Hidden History of New Jersey [Joseph G. Bilby, James M. Madden, and Harry Ziegler]. This was a gift from Erin, who apparently has not written up her analysis of the Twins’ crushing of the Yankees yet. This is a collection of short essays about New Jersey and some of the quirkier characters who provide local color. There’s a heavy focus on military history, which was less interesting to me, but later chapters delve into the immigration history and politics in Jersey City and elsewhere that provide a useful context and analogy for our current situation. There’s a wealth of references, although as the authors point out, no book on the history of the Klan in New Jersey. Apparently they had some sort of summer resort there.

Husband of a Fanatic [Amitava Kumar]. Kumar looks at Hindu-Muslim and India-Pakistan relations after the Babri Masjid riots through the lens of his own marriage to a Pakistani Muslim woman. A fascinating and harrowing book which did not leave me particularly optimistic about the new Modi government.

The Pun Also Rises [John Pollack]. A present from my brother, this book is a delightful (or if you are No Fun, painful) tour through the history and variety of puns and joking wordplay.
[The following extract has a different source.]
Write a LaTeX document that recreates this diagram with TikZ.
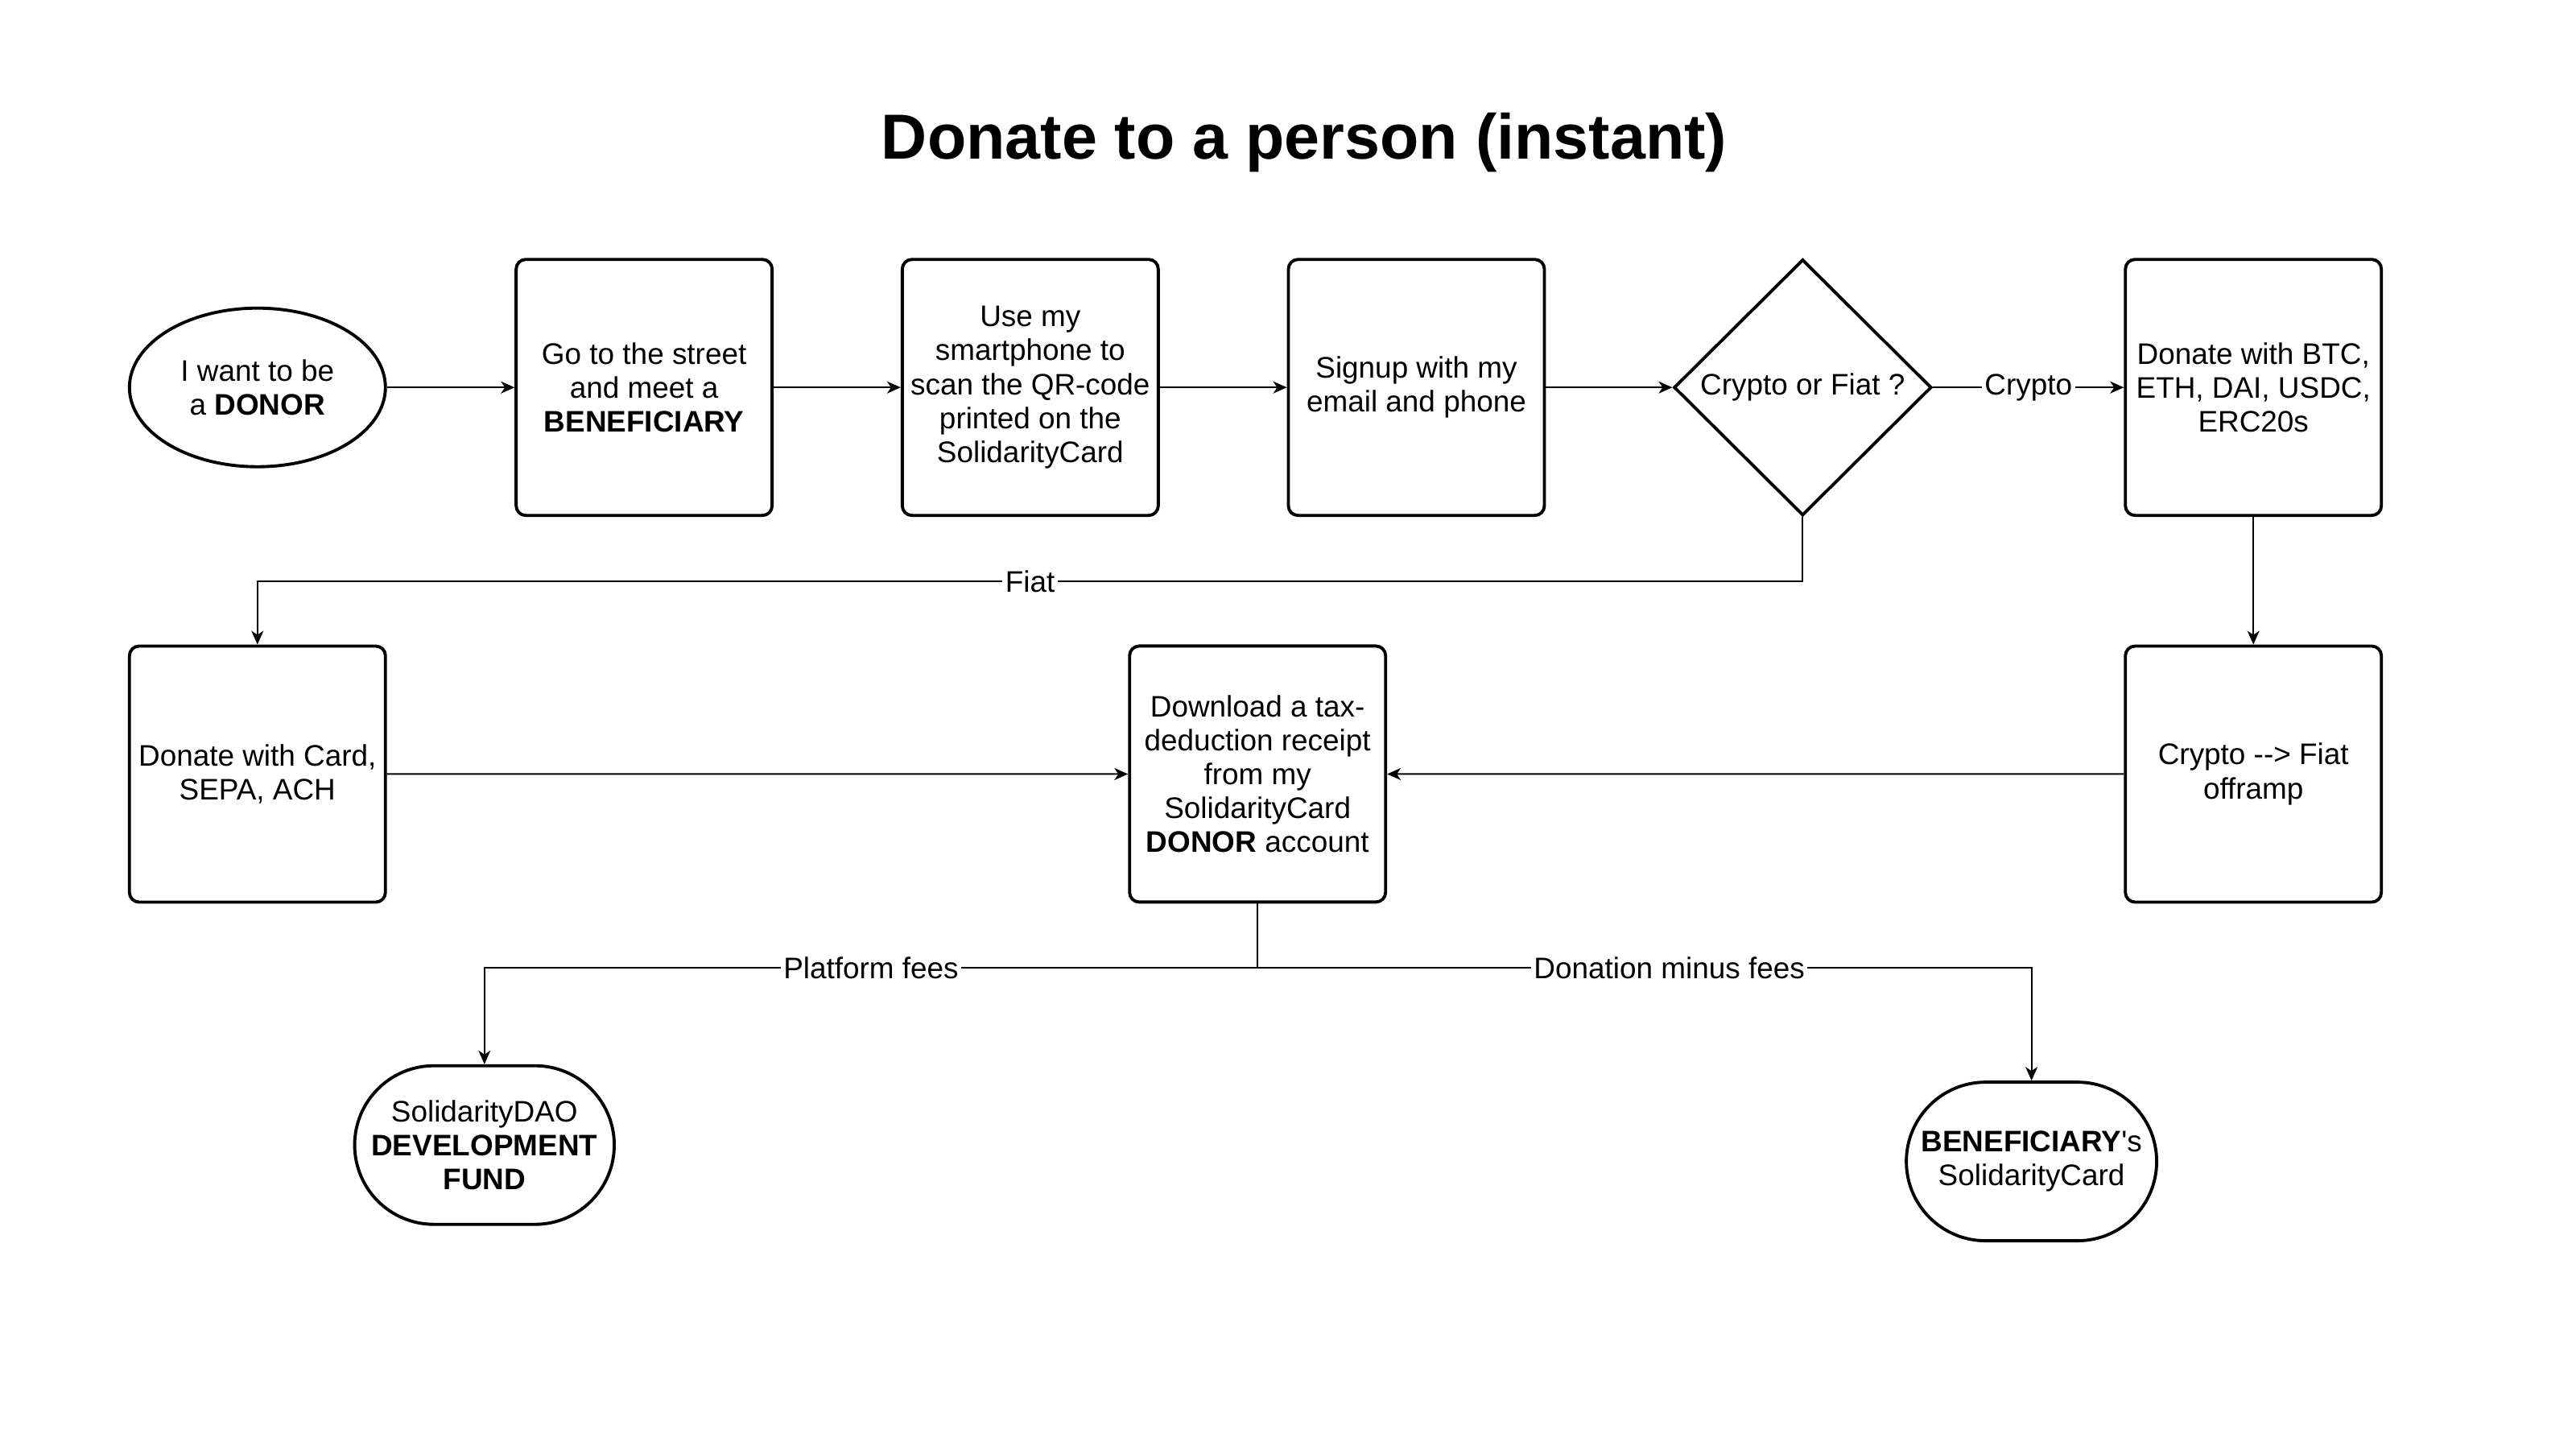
\documentclass[tikz,border=0pt]{standalone}
\usepackage{fontspec}
\setmainfont{Liberation Sans}
\usepackage{tikz}
\usetikzlibrary{shapes.geometric,shapes.misc}
\usetikzlibrary{arrows.meta}
\usetikzlibrary{positioning}

\begin{document}
\begin{tikzpicture}[font=\fontsize{10.5}{12}\selectfont,
    stepbox/.style={draw, line width=1.1pt, rounded corners=0.12cm, minimum width=3.18cm, minimum height=3.18cm, align=center, inner sep=1pt},
    startnode/.style={draw, ellipse, line width=1.1pt, minimum width=3.18cm, minimum height=1.97cm, align=center, inner sep=1pt},
    endnode/.style={draw, rounded rectangle, line width=1.1pt, minimum width=3.18cm, minimum height=1.97cm, align=center, inner sep=1pt},
    choice/.style={draw, diamond, aspect=1, line width=1.1pt, minimum width=3.2cm, minimum height=3.18cm, align=center, inner sep=0pt},
    flow/.style={line width=0.57pt, -{Stealth[length=0.17cm, width=0.15cm, inset=0.05cm]}},
    tag/.style={fill=white, inner sep=1pt}]
    \useasboundingbox (0,0) rectangle (32,-18);
    \node[font=\fontsize{22.5}{27}\selectfont\bfseries] (title) at (16.20,-1.77) {Donate to a person (instant)};
    % first row
    \node[startnode] (donor) at (3.198,-4.812) {I want to be\\a \textbf{DONOR}};
    \node[stepbox, right=1.585cm of donor] (street) {Go to the street\\and meet a\\\textbf{BENEFICIARY}};
    \node[stepbox, right=1.578cm of street] (phone) {Use my\\smartphone to\\scan the QR-code\\printed on the\\SolidarityCard};
    \node[stepbox, right=1.578cm of phone] (signup) {Signup with my\\email and phone};
    \node[choice, right=1.57cm of signup] (decide) {Crypto or Fiat ?};
    \node[stepbox, right=2.37cm of decide] (crypto) {Donate with BTC,\\ETH, DAI, USDC,\\ERC20s};
    % second row
    \node[stepbox, below=1.584cm of crypto] (offramp) {Crypto -{}-> Fiat\\offramp};
    \node[stepbox] (card) at (donor |- offramp) {Donate with Card,\\SEPA, ACH};
    \node[stepbox] (receipt) at (15.622,-9.614) {Download a tax-\\deduction receipt\\from my\\SolidarityCard\\\textbf{DONOR} account};
    % end points
    \node[endnode] (dao) at (6.018,-14.222) {SolidarityDAO\\\textbf{DEVELOPMENT}\\\textbf{FUND}};
    \node[endnode] (benef) at (25.236,-14.426) {\textbf{BENEFICIARY}\textquotesingle s\\SolidarityCard};
    % connectors
    \draw[flow] (donor) -- (street);
    \draw[flow] (street) -- (phone);
    \draw[flow] (phone) -- (signup);
    \draw[flow] (signup) -- (decide);
    \draw[flow] (decide) -- node[tag] {Crypto} (crypto);
    \draw[flow] (decide.south) -- ++(0,-0.80) -| node[tag, pos=0.25] {Fiat} (card.north);
    \draw[flow] (crypto) -- (offramp);
    \draw[flow] (card) -- (receipt);
    \draw[flow] (offramp) -- (receipt);
    \draw[flow] (receipt.south) -- ++(0,-0.80) -| node[tag, pos=0.25] {Platform fees} (dao.north);
    \draw[flow] (receipt.south) -- ++(0,-0.80) -| node[tag, pos=0.266] {Donation minus fees} (benef.north);
\end{tikzpicture}
\end{document}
Pollack waxes poetic a bit, but this is fun read.

Carpe Jugulum [Terry Pratchett]. A Discworld novel with the witches and vampires. Brain candy.
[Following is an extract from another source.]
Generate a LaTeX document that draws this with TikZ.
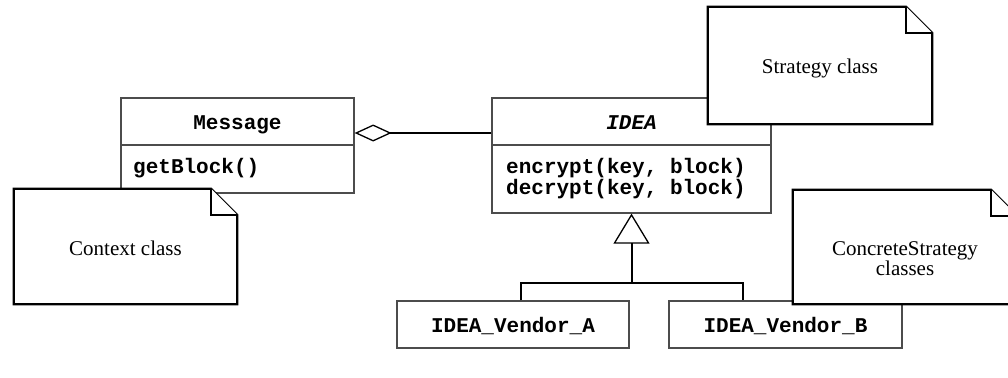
\documentclass[tikz,border=0pt]{standalone}
\usepackage{fontspec}
\setmainfont{Liberation Serif}
\setmonofont{Liberation Mono}
\usetikzlibrary{arrows.meta}
\newcommand\dognote[1]{%
  \draw[noteline] (#1.north west) -- ([xshift=-26pt]#1.north east) -- ([yshift=-26pt]#1.north east) -- (#1.south east) -- (#1.south west) -- cycle;
  \draw[noteline] ([xshift=-26pt]#1.north east) -- ([xshift=-26pt,yshift=-26pt]#1.north east) -- ([yshift=-26pt]#1.north east);
}
\begin{document}
\begin{tikzpicture}[x=1pt,y=-1pt,
  classbox/.style={rectangle, draw=black!70, line width=1.3pt, fill=white, inner sep=0pt},
  notebox/.style={rectangle, inner sep=0pt},
  noteline/.style={draw=black, line width=2.2pt, fill=white, line join=miter},
  conn/.style={draw=black, line width=2pt},
  divider/.style={draw=black!70, line width=1.3pt},
  cname/.style={inner sep=0pt, anchor=base, font=\fontsize{21}{21}\selectfont\ttfamily\bfseries},
  cmeth/.style={inner sep=0pt, anchor=base west, align=left, font=\fontsize{21}{21}\selectfont\ttfamily\bfseries},
  ntext/.style={inner sep=0pt, anchor=base, align=center, font=\fontsize{21}{20}\selectfont}
]
\useasboundingbox (0,0) rectangle (1008,377);

% Message class
\node[classbox, minimum width=233pt, minimum height=95pt] (msg) at (237.5,145.5) {};
\draw[divider] (msg.west |- 0,145) -- (msg.east |- 0,145);
\node[cname] (msgname) at (237.5,129) {Message};
\node[cmeth] (msgmeth) at (133,173) {getBlock()};

% Context note
\node[notebox, minimum width=223pt, minimum height=115pt] (ctx) at (125.5,246.5) {};
\dognote{ctx}
\node[ntext] (ctxtext) at (125.5,255) {Context class};

% IDEA class
\node[classbox, minimum width=279pt, minimum height=115pt] (idea) at (631.5,155.5) {};
\draw[divider] (idea.west |- 0,145) -- (idea.east |- 0,145);
\node[cname, font=\fontsize{21}{21}\selectfont\ttfamily\bfseries\itshape] (ideaname) at (631.5,129) {IDEA};
\node[cmeth] (ideameth1) at (506,173) {encrypt(key, block)};
\node[cmeth] (ideameth2) at (506,194) {decrypt(key, block)};

% Strategy note
\node[notebox, minimum width=224pt, minimum height=117pt] (strat) at (820,65.5) {};
\dognote{strat}
\node[ntext] (strattext) at (820,74) {Strategy class};

% Vendors
\node[classbox, minimum width=232pt, minimum height=47pt] (va) at (513,324.5) {};
\node[cname] (vaname) at (513,332) {IDEA\_Vendor\_A};
\node[classbox, minimum width=233pt, minimum height=47pt] (vb) at (785.5,324.5) {};
\node[cname] (vbname) at (785.5,332) {IDEA\_Vendor\_B};

% ConcreteStrategy note
\node[notebox, minimum width=224pt, minimum height=114pt] (conc) at (905,247) {};
\dognote{conc}
\node[ntext] (conctext) at (905,275) {ConcreteStrategy\\classes};

% aggregation
\coordinate (aggy) at (0,133);
\draw[conn, -{Diamond[open, length=37pt, width=17pt, line width=1.3pt]}] (idea.west |- aggy) -- (msg.east |- aggy);

% generalization
\coordinate (bus) at (631.5,283);
\coordinate (busa) at (521,283);
\coordinate (busb) at (743,283);
\draw[conn] (va.north -| busa) -- (busa) -- (busb) -- (vb.north -| busb);
\draw[conn, -{Triangle[open, length=30pt, width=36pt, line width=1.3pt]}] (bus) -- (idea.south);
\end{tikzpicture}
\end{document}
Your Republic Is Calling You [Young-Ha Kim]. This is a novel about a North Korean “sleeper agent” in Seoul who thinks he’s been forgotten but after years of no instructions is given a day to rendezvous with a pickup that will take him back to the North. He’s grown comfortable in his new life though, and things are difficult. The back of the book compares Kim’s writing to Murakami’s (hard to tell because it’s all in translation). I initially felt that poisoned my reading of the book, but in the end I think that they are similar in tone/affect. I rather enjoyed this book, and it made me want to investigate more contemporary Korean literature.